### DATASET EXCERPTS

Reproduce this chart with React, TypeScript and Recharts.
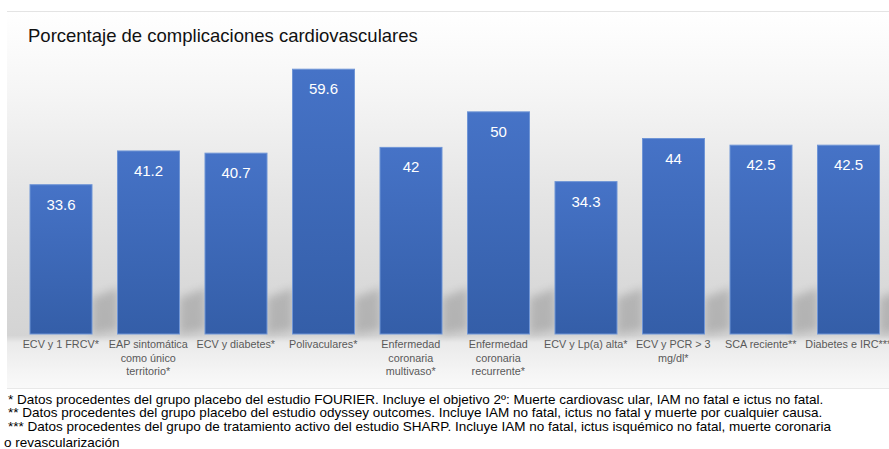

######
### DATASET EXCERPTS

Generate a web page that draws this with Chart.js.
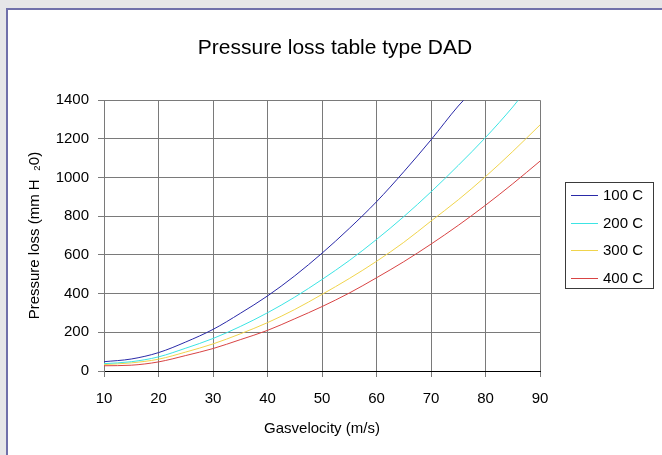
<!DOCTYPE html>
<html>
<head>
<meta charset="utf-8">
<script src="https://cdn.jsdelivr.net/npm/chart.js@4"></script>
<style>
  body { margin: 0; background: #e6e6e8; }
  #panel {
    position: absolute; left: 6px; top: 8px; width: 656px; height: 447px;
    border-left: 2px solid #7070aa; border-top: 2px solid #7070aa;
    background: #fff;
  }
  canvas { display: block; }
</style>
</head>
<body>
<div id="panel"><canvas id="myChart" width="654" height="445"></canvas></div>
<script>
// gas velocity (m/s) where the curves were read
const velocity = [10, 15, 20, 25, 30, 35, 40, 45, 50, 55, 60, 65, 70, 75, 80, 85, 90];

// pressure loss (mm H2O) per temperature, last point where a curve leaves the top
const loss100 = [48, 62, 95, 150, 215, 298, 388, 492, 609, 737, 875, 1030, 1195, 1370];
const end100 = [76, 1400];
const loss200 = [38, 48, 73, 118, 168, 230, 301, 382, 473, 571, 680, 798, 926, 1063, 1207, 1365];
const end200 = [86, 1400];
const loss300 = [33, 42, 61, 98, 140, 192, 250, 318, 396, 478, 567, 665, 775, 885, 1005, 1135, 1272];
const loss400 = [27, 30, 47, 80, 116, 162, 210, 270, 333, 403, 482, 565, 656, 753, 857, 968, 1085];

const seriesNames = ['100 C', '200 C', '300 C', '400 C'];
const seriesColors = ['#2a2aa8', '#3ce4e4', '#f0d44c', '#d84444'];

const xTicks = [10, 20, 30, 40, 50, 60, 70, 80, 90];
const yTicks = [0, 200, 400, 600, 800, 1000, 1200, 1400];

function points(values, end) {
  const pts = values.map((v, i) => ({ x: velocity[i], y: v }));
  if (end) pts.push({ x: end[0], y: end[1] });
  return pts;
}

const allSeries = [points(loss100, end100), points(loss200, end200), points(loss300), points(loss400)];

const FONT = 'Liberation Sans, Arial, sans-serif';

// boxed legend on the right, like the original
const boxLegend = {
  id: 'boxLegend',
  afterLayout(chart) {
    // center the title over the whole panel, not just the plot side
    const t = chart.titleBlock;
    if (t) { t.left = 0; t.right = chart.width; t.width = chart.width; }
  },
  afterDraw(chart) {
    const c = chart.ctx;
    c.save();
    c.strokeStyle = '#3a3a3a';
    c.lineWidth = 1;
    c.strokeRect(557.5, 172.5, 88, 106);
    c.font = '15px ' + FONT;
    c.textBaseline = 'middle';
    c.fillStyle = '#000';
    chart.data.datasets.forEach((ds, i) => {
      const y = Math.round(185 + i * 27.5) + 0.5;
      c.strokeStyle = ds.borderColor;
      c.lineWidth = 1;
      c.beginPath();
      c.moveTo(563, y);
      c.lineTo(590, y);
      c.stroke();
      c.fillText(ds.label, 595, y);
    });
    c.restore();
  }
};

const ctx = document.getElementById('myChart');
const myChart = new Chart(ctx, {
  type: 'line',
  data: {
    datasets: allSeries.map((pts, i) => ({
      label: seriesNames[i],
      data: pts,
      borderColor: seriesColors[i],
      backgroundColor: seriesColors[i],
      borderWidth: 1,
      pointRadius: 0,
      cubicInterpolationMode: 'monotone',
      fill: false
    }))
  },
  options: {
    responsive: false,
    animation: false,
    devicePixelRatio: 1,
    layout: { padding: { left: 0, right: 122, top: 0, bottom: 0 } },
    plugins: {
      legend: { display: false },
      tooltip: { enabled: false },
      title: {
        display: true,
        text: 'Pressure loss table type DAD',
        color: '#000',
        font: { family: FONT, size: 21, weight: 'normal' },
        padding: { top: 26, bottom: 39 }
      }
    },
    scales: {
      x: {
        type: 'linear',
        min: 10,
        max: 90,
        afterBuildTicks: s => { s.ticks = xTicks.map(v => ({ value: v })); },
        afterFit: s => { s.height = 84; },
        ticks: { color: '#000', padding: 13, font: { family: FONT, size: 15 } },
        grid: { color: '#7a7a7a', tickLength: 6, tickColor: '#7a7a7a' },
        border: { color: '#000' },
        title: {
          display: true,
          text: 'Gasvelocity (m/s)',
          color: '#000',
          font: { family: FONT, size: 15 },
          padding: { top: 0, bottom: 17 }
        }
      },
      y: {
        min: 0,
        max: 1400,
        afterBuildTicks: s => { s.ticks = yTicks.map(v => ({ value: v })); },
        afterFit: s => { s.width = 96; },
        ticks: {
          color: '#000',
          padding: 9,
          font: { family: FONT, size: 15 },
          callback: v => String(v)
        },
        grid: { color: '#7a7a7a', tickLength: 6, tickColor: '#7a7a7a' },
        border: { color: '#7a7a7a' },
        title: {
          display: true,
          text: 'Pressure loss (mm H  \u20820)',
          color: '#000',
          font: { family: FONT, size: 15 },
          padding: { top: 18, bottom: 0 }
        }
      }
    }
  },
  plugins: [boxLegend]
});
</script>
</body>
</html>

######

# WRITTEN PROBLEM:
Nothing but the lines above, starting at the line that contains "Generate a web" and ending at the line that contains "857, 968, 1085];", should be given again, exactly and without the pictures.

# RESULT FOR THIS TASK:
Generate a web page that draws this with Chart.js.
<!DOCTYPE html>
<html>
<head>
<meta charset="utf-8">
<script src="https://cdn.jsdelivr.net/npm/chart.js@4"></script>
<style>
  body { margin: 0; background: #e6e6e8; }
  #panel {
    position: absolute; left: 6px; top: 8px; width: 656px; height: 447px;
    border-left: 2px solid #7070aa; border-top: 2px solid #7070aa;
    background: #fff;
  }
  canvas { display: block; }
</style>
</head>
<body>
<div id="panel"><canvas id="myChart" width="654" height="445"></canvas></div>
<script>
// gas velocity (m/s) where the curves were read
const velocity = [10, 15, 20, 25, 30, 35, 40, 45, 50, 55, 60, 65, 70, 75, 80, 85, 90];

// pressure loss (mm H2O) per temperature, last point where a curve leaves the top
const loss100 = [48, 62, 95, 150, 215, 298, 388, 492, 609, 737, 875, 1030, 1195, 1370];
const end100 = [76, 1400];
const loss200 = [38, 48, 73, 118, 168, 230, 301, 382, 473, 571, 680, 798, 926, 1063, 1207, 1365];
const end200 = [86, 1400];
const loss300 = [33, 42, 61, 98, 140, 192, 250, 318, 396, 478, 567, 665, 775, 885, 1005, 1135, 1272];
const loss400 = [27, 30, 47, 80, 116, 162, 210, 270, 333, 403, 482, 565, 656, 753, 857, 968, 1085];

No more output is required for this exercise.